Liouville--Type Results for Infinity Elliptic Equations Involving Gradient and Hardy--Hénon Nonlinearities
Tan-Dat Khuu, Trung-Hieu Huynh, Hoang-Hung Vo
Abstract
In this paper we study Liouville-type properties for a class of degenerate elliptic equations driven by the fractional infinity Laplacian with nonlinear lower-order terms, \[ Δ_\infty^βu - c\,H(u,\nabla u) - λ\, f(|x|,u)=0 \qquad \text{in }\mathbb{R}^n, \] where $β\in[0,2]$, $Δ_\infty^β$ denotes the fractional infinity Laplace operator, and the nonlinearities $H$ and $f$ represent Hamiltonian and Hardy--Hénon type effects, respectively. We extend the Liouville theory for the classical and normalized infinity Laplacian by establishing a new weighted comparison principle together with sharp local Lipschitz estimates for viscosity solutions.

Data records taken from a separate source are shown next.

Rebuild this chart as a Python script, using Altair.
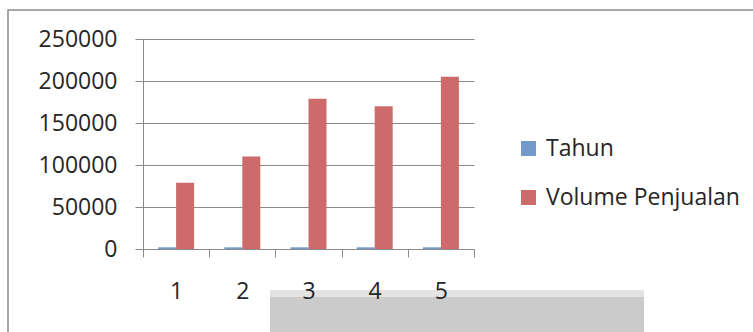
import altair as alt
import pandas as pd

# ---- data read from the reference ----
categories = [1, 2, 3, 4, 5]
tahun = [2008, 2009, 2010, 2011, 2012]
volume = [79000, 110000, 179000, 170000, 205000]
series_names = ["Tahun", "Volume Penjualan"]
series_colors = ["#7499CB", "#CD6B6B"]
y_ticks = [0, 50000, 100000, 150000, 200000, 250000]

rows = []
for c, t, v in zip(categories, tahun, volume):
    rows.append({"cat": c, "series": series_names[0], "value": t})
    rows.append({"cat": c, "series": series_names[1], "value": v})
df = pd.DataFrame(rows)

boundaries = [c - 0.5 for c in categories] + [categories[-1] + 0.5]
x_axis_values = sorted(boundaries + categories)

FONT = "Open Sans"
TXT = "#262626"
GRID = "#8a8a8a"
W, H = 331, 210

bars = alt.Chart(df).transform_calculate(
    x0="datum.cat + (datum.series == 'Tahun' ? -0.272 : 0)",
    x1="datum.cat + (datum.series == 'Tahun' ? 0 : 0.272)",
).mark_bar().encode(
    x=alt.X(
        "x0:Q",
        scale=alt.Scale(domain=[boundaries[0], boundaries[-1]], nice=False, zero=False),
        axis=alt.Axis(
            values=x_axis_values,
            title=None,
            grid=False,
            domainColor=GRID,
            domainWidth=1,
            tickColor=GRID,
            tickSize=8,
            tickOpacity={"condition": {"test": "datum.value % 1 === 0", "value": 0}, "value": 1},
            labelExpr="datum.value % 1 === 0 ? format(datum.value, 'd') : ''",
            labelFont=FONT,
            labelFontSize=23,
            labelColor=TXT,
            labelPadding=23,
            labelFlush=False,
            labelOverlap=False,
            zindex=1,
        ),
    ),
    x2="x1:Q",
    y=alt.Y(
        "value:Q",
        scale=alt.Scale(domain=[0, 250000], nice=False),
        axis=alt.Axis(
            values=y_ticks,
            title=None,
            format="d",
            grid=True,
            gridColor=GRID,
            gridWidth=1,
            domainColor=GRID,
            tickColor=GRID,
            tickSize=8,
            labelFont=FONT,
            labelFontSize=23,
            labelColor=TXT,
            labelPadding=18,
        ),
    ),
    y2=alt.datum(0),
    color=alt.Color(
        "series:N",
        scale=alt.Scale(domain=series_names, range=series_colors),
        legend=alt.Legend(
            title=None,
            orient="none",
            legendX=374,
            legendY=98,
            padding=0,
            symbolType="square",
            symbolSize=225,
            symbolStrokeWidth=0,
            labelFont=FONT,
            labelFontSize=23,
            labelColor=TXT,
            labelOffset=6,
            labelLimit=0,
            rowPadding=25,
        ),
    ),
)

# chart frame (decoration of the original Excel chart area)
frame = alt.Chart(alt.Data(values=[{}])).mark_rect(
    fill=None, stroke="#8c8c8c", strokeWidth=1.5
).encode(
    x=alt.value(-135), x2=alt.value(700), y=alt.value(-29), y2=alt.value(400)
)

# gray box at the bottom of the scan
box_light = alt.Chart(alt.Data(values=[{}])).mark_rect(fill="#e3e3e3").encode(
    x=alt.value(127), x2=alt.value(501), y=alt.value(251), y2=alt.value(300)
)
box_dark = alt.Chart(alt.Data(values=[{}])).mark_rect(fill="#cbcbcb").encode(
    x=alt.value(127), x2=alt.value(501), y=alt.value(258), y2=alt.value(300)
)

chart = alt.layer(frame, box_light, box_dark, bars).properties(
    width=W,
    height=H,
    autosize=alt.AutoSizeParams(type="none"),
    padding={"left": 143, "top": 39, "right": 279, "bottom": 83},
    background="white",
).configure_view(stroke=None)

chart.save("out.html", embed_options={"renderer": "svg", "actions": False})
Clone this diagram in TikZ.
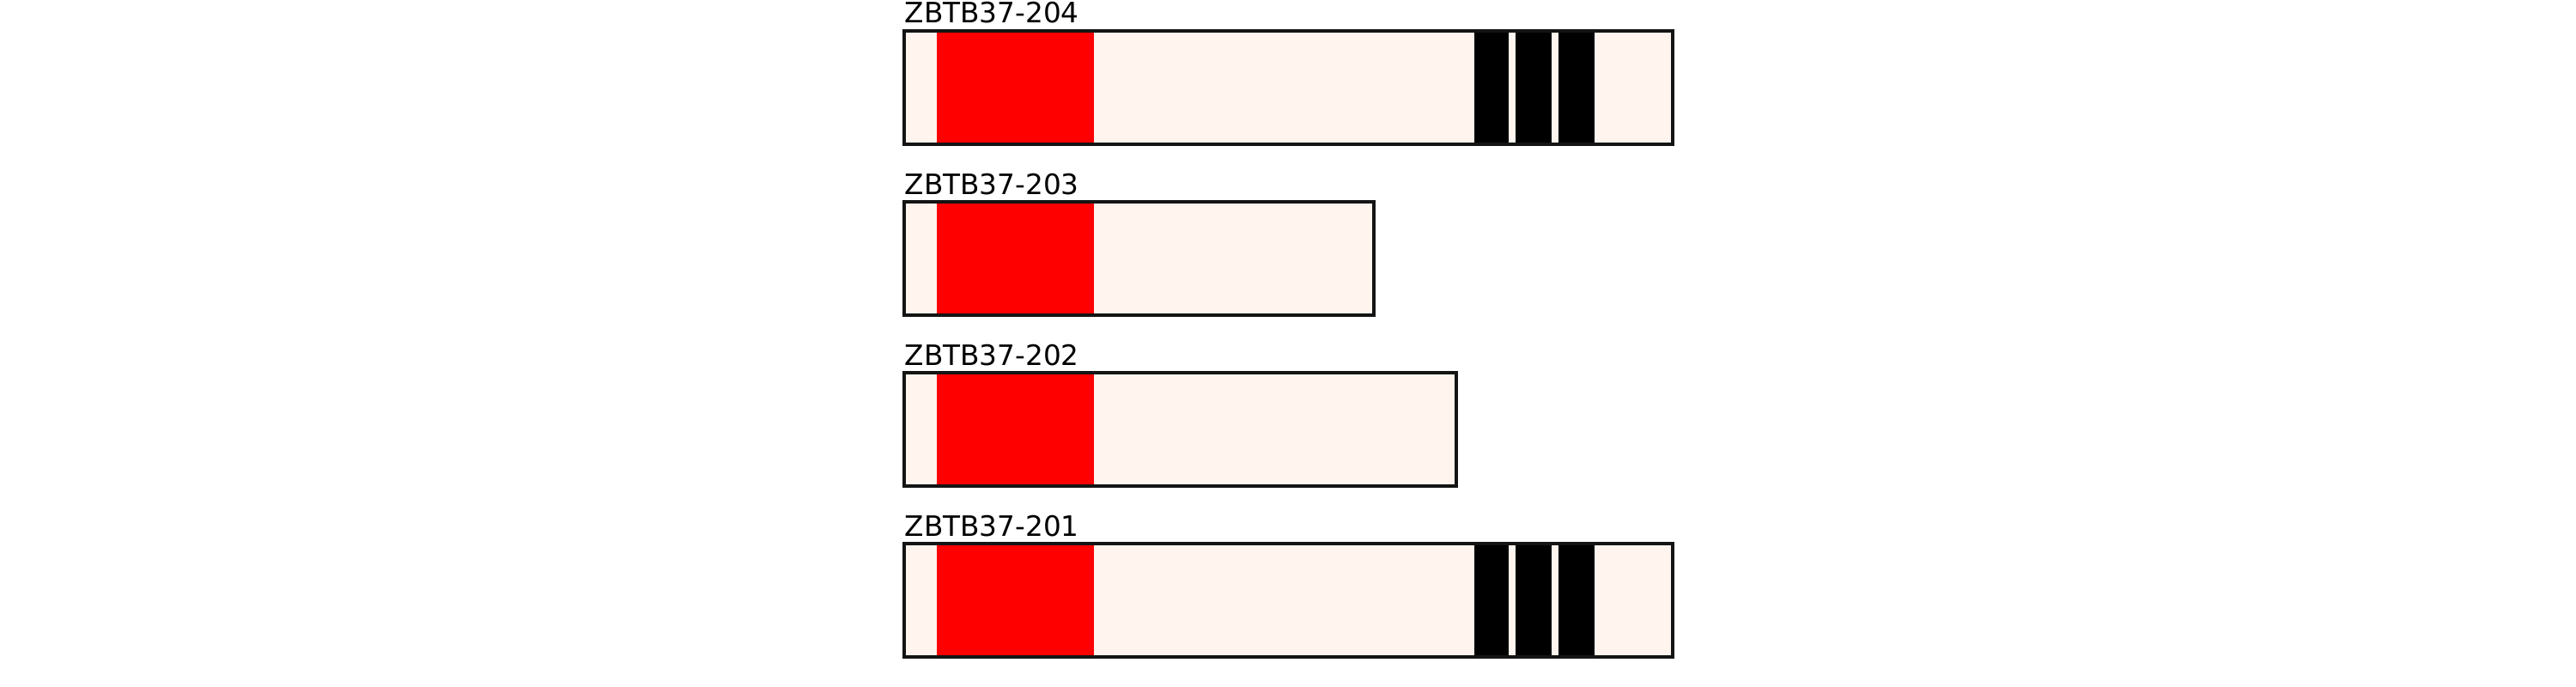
\documentclass[tikz,border=0pt]{standalone}
\usepackage{fontspec}
\setmainfont{DejaVu Sans}
\definecolor{utr}{HTML}{FFF4EE}
\definecolor{dom}{HTML}{FF0000}
\tikzset{
  lbl/.style={anchor=base west, inner sep=0pt, font=\fontsize{9.3}{11}\selectfont},
  outline/.style={draw=black!92, line width=1pt},
  reddom/.style={fill=dom},
  blkdom/.style={fill=black},
}
\begin{document}
\begin{tikzpicture}[x=0.01cm,y=-0.01cm]
\useasboundingbox (0,0) rectangle (3000,800);
% rows: top = 36 + 199k, height 132
\foreach \name/\top/\right/\bars in {ZBTB37-204/36/1948/1, ZBTB37-203/235/1600/0, ZBTB37-202/434/1696/0, ZBTB37-201/633/1948/1}{
  \pgfmathsetmacro{\bot}{\top+132}
  \pgfmathsetmacro{\ty}{\top-9}
  \fill[utr] (1053,\top) rectangle (\right,\bot);
  \fill[reddom] (1091,\top) rectangle (1274,\bot);
  \ifnum\bars=1
    \fill[blkdom] (1717,\top) rectangle (1757,\bot);
    \fill[blkdom] (1765,\top) rectangle (1807,\bot);
    \fill[blkdom] (1815,\top) rectangle (1857,\bot);
  \fi
  \draw[outline] (1053,\top) rectangle (\right,\bot);
  \node[lbl] (l\name) at (1053,\ty) {\name};
}
\end{tikzpicture}
\end{document}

Our Liouville theorems are derived from precise growth conditions for bounded nonnegative solutions when $f$ exhibits power-type behavior, i.e.\ $f\sim u^γ$. We also treat the exponential case $f\sim e^u$, for which the equation becomes strongly supercritical: under suitable assumptions on the growth of $u$ at spatial infinity, only partial Liouville-type conclusions can be obtained. The analysis relies on radial reduction, barrier constructions, and refined comparison arguments. Altogether, the results provide a unified framework linking regularity, comparison principles, and Liouville-type phenomena for degenerate elliptic equations involving fractional infinity Laplacians and nonlinear lower-order effects.